Tally the lines in the following entries that include the word "Write"; state only the total.

Collection entries

--*--

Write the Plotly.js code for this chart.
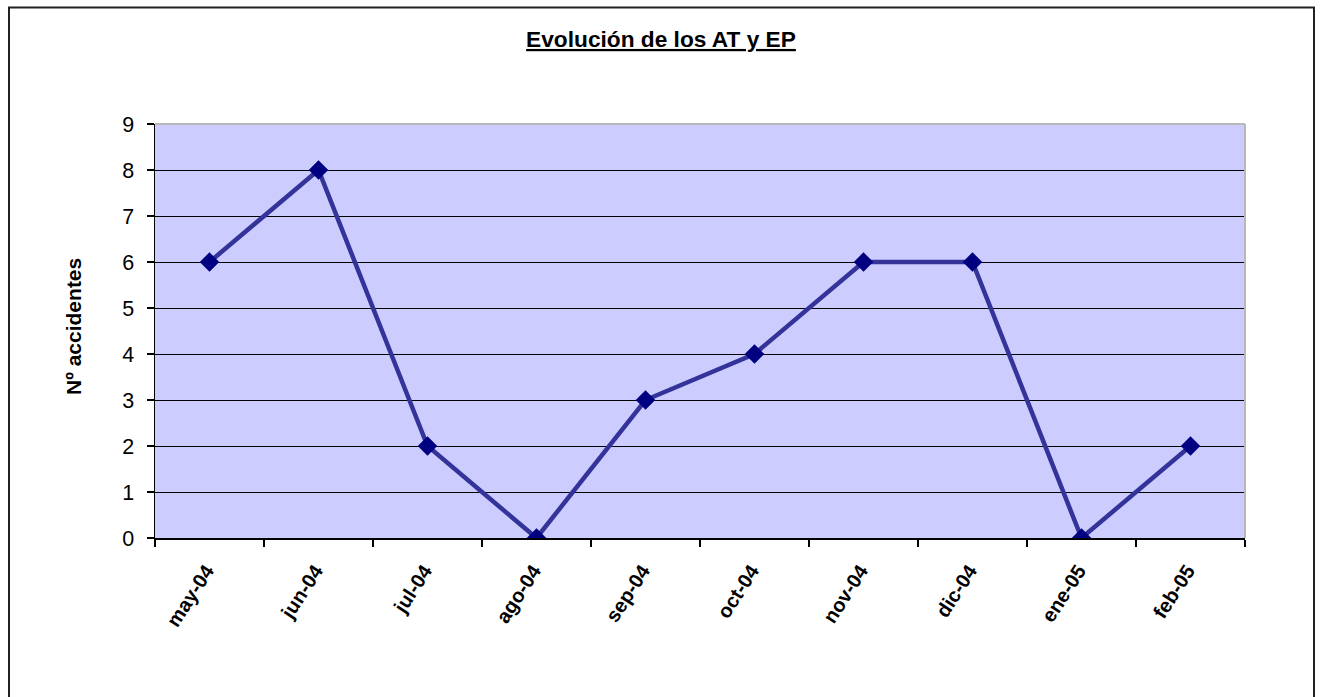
<!DOCTYPE html>
<html>
<head>
<meta charset="utf-8">
<script src="https://cdn.plot.ly/plotly-3.0.1.min.js"></script>
<style>html,body{margin:0;padding:0;background:#fff;}</style>
</head>
<body>
<div id="chart" style="width:1322px;height:697px;"></div>
<script>
const months = ["may-04","jun-04","jul-04","ago-04","sep-04","oct-04","nov-04","dic-04","ene-05","feb-05"];
const accidents = [6, 8, 2, 0, 3, 4, 6, 6, 0, 2];
const yTicks = [0,1,2,3,4,5,6,7,8,9];
const chartTitle = "Evolución de los AT y EP";
const yTitle = "Nº accidentes";

const L = 155, R = 1245, T = 124, B = 538, W = 1322, H = 697;
const pw = R - L, ph = B - T;
const px = v => (v - L) / pw;
const py = v => (B - v) / ph;

const trace = {
  x: months,
  y: accidents,
  type: "scatter",
  mode: "lines+markers",
  line: {color: "#333399", width: 4.5},
  marker: {symbol: "diamond", size: 15, color: "#000080", line: {width: 0}},
  hoverinfo: "x+y"
};

const layout = {
  width: W, height: H,
  margin: {l: L, r: W - R, t: T, b: H - B, pad: 0},
  paper_bgcolor: "#ffffff",
  plot_bgcolor: "#CCCCFF",
  showlegend: false,
  font: {family: "Liberation Sans, Arial, sans-serif", color: "#000"},
  title: {
    text: "<b><u>" + chartTitle + "</u></b>",
    font: {size: 22.7, color: "#000"},
    x: 0.5, xref: "container", xanchor: "center",
    y: 1 - 39 / H, yref: "container", yanchor: "middle"
  },
  xaxis: {
    type: "category",
    tickson: "boundaries",
    tickvals: months,
    ticktext: months.map(m => m + "\u00a0"),
    ticks: "outside", ticklen: 7, tickwidth: 1.5, tickcolor: "#000",
    ticklabelstandoff: 7,
    showline: true, linecolor: "#000", linewidth: 1.5,
    showgrid: false, zeroline: false,
    tickangle: -57,
    tickfont: {size: 20, color: "#000", weight: "bold"},
    range: [-0.5, months.length - 0.5],
    fixedrange: true
  },
  yaxis: {
    range: [0, 9],
    tickvals: yTicks,
    ticktext: yTicks.map(String),
    ticks: "outside", ticklen: 7, tickwidth: 1.5, tickcolor: "#000",
    ticklabelstandoff: 8,
    showline: true, linecolor: "#000", linewidth: 1.5,
    showgrid: true, gridcolor: "#000", gridwidth: 1,
    zeroline: false,
    tickfont: {size: 21.5, color: "#000"},
    fixedrange: true
  },
  annotations: [{
    text: "<b>" + yTitle + "</b>",
    xref: "paper", yref: "paper",
    x: px(73), y: py(327),
    xanchor: "center", yanchor: "middle",
    textangle: -90, showarrow: false,
    font: {size: 21, color: "#000"}
  }],
  shapes: [
    {type: "line", xref: "paper", yref: "paper", x0: 0, x1: 1, y0: 1, y1: 1,
     line: {color: "#b8b8b8", width: 2}},
    {type: "line", xref: "paper", yref: "paper", x0: 1, x1: 1, y0: 0, y1: 1,
     line: {color: "#b8b8b8", width: 2}},
    {type: "rect", xref: "paper", yref: "paper",
     x0: px(9), x1: px(1314), y0: py(710), y1: py(7.5),
     line: {color: "#222", width: 2}, fillcolor: "rgba(0,0,0,0)"}
  ]
};

Plotly.newPlot("chart", [trace], layout, {displayModeBar: false, staticPlot: true});
</script>
</body>
</html>
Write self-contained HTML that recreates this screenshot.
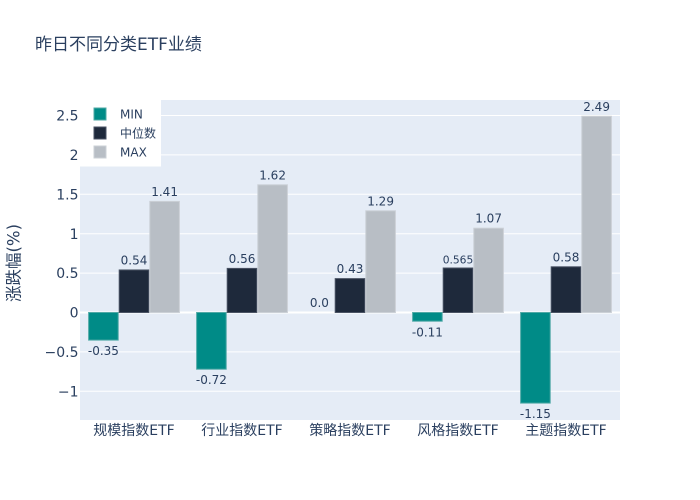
<!DOCTYPE html>
<html><head><meta charset="utf-8"><style>
html,body{margin:0;padding:0;background:#fff;}
svg{display:block;}
text{font-family:"DejaVu Sans","Noto Sans CJK SC",sans-serif;fill:#2a3f5f;}
</style></head><body>
<svg width="700" height="500" viewBox="0 0 700 500" xmlns="http://www.w3.org/2000/svg">
<rect x="0" y="0" width="700" height="500" fill="#fff"/>
<rect x="80" y="100" width="540" height="320" fill="#E5ECF6"/>
<g stroke="#fff" stroke-width="1">
<line x1="80" x2="620" y1="391.3" y2="391.3"/>
<line x1="80" x2="620" y1="351.9" y2="351.9"/>
<line x1="80" x2="620" y1="273.1" y2="273.1"/>
<line x1="80" x2="620" y1="233.7" y2="233.7"/>
<line x1="80" x2="620" y1="194.3" y2="194.3"/>
<line x1="80" x2="620" y1="154.9" y2="154.9"/>
<line x1="80" x2="620" y1="115.5" y2="115.5"/>
</g>
<line x1="80" x2="620" y1="312.5" y2="312.5" stroke="#fff" stroke-width="2"/>
<!-- bars -->
<g stroke-width="1">
<!-- group 1 -->
<rect x="88.6" y="312.5" width="29.6" height="27.6" fill="#008B87" stroke="#4fa9a6"/>
<rect x="119.2" y="269.95" width="29.6" height="42.55" fill="#1E293B" stroke="#4a5364"/>
<rect x="149.8" y="201.4" width="29.6" height="111.1" fill="#B8BEC5" stroke="#cbd0d6"/>
<!-- group 2 -->
<rect x="196.6" y="312.5" width="29.6" height="56.7" fill="#008B87" stroke="#4fa9a6"/>
<rect x="227.2" y="268.4" width="29.6" height="44.1" fill="#1E293B" stroke="#4a5364"/>
<rect x="257.8" y="184.8" width="29.6" height="127.7" fill="#B8BEC5" stroke="#cbd0d6"/>
<!-- group 3 -->
<rect x="335.2" y="278.6" width="29.6" height="33.9" fill="#1E293B" stroke="#4a5364"/>
<rect x="365.8" y="210.8" width="29.6" height="101.7" fill="#B8BEC5" stroke="#cbd0d6"/>
<!-- group 4 -->
<rect x="412.6" y="312.5" width="29.6" height="8.7" fill="#008B87" stroke="#4fa9a6"/>
<rect x="443.2" y="268.0" width="29.6" height="44.5" fill="#1E293B" stroke="#4a5364"/>
<rect x="473.8" y="228.2" width="29.6" height="84.3" fill="#B8BEC5" stroke="#cbd0d6"/>
<!-- group 5 -->
<rect x="520.6" y="312.5" width="29.6" height="90.6" fill="#008B87" stroke="#4fa9a6"/>
<rect x="551.2" y="266.8" width="29.6" height="45.7" fill="#1E293B" stroke="#4a5364"/>
<rect x="581.8" y="116.3" width="29.6" height="196.2" fill="#B8BEC5" stroke="#cbd0d6"/>
</g>
<!-- bar labels -->
<g font-size="12" text-anchor="middle">
<text x="103.4" y="355.1">-0.35</text>
<text x="134" y="264.4">0.54</text>
<text x="164.6" y="195.9">1.41</text>
<text x="211.4" y="384.2">-0.72</text>
<text x="242" y="262.9">0.56</text>
<text x="272.6" y="179.3">1.62</text>
<text x="319.4" y="307.2">0.0</text>
<text x="350" y="273.1">0.43</text>
<text x="380.6" y="205.3">1.29</text>
<text x="427.4" y="336.5">-0.11</text>
<text x="458" y="263.3" font-size="10.7">0.565</text>
<text x="488.6" y="222.7">1.07</text>
<text x="535.4" y="418.2">-1.15</text>
<text x="566" y="261.3">0.58</text>
<text x="596.6" y="110.8">2.49</text>
</g>
<!-- y ticks -->
<g font-size="14" text-anchor="end">
<text x="78.5" y="120.6">2.5</text>
<text x="78.5" y="160.0">2</text>
<text x="78.5" y="199.4">1.5</text>
<text x="78.5" y="238.8">1</text>
<text x="78.5" y="278.2">0.5</text>
<text x="78.5" y="317.6">0</text>
<text x="78.5" y="357.0">−0.5</text>
<text x="78.5" y="396.4">−1</text>
</g>
<!-- x ticks -->
<g font-size="14" text-anchor="middle">
<text x="134" y="435">规模指数ETF</text>
<text x="242" y="435">行业指数ETF</text>
<text x="350" y="435">策略指数ETF</text>
<text x="458" y="435">风格指数ETF</text>
<text x="566" y="435">主题指数ETF</text>
</g>
<!-- y title -->
<text x="0" y="0" font-size="16.5" text-anchor="middle" transform="translate(19.5,263) rotate(-90)">涨跌幅(%)</text>
<!-- title -->
<text x="35" y="50" font-size="17">昨日不同分类ETF业绩</text>
<!-- legend -->
<rect x="80" y="100" width="81" height="66.5" fill="#fff"/>
<rect x="94" y="108" width="12" height="12" fill="#008B87" stroke="#4fa9a6" stroke-width="1"/>
<rect x="94" y="127" width="12" height="12" fill="#1E293B" stroke="#4a5364" stroke-width="1"/>
<rect x="94" y="146" width="12" height="12" fill="#B8BEC5" stroke="#cbd0d6" stroke-width="1"/>
<g font-size="12">
<text x="120" y="118.5">MIN</text>
<text x="120" y="137.5">中位数</text>
<text x="120" y="156.5">MAX</text>
</g>
</svg>
</body></html>
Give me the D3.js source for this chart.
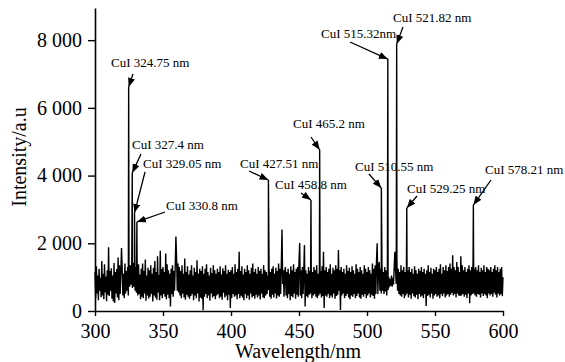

--*--

[RESPONSE TO THE EXERCISE] 2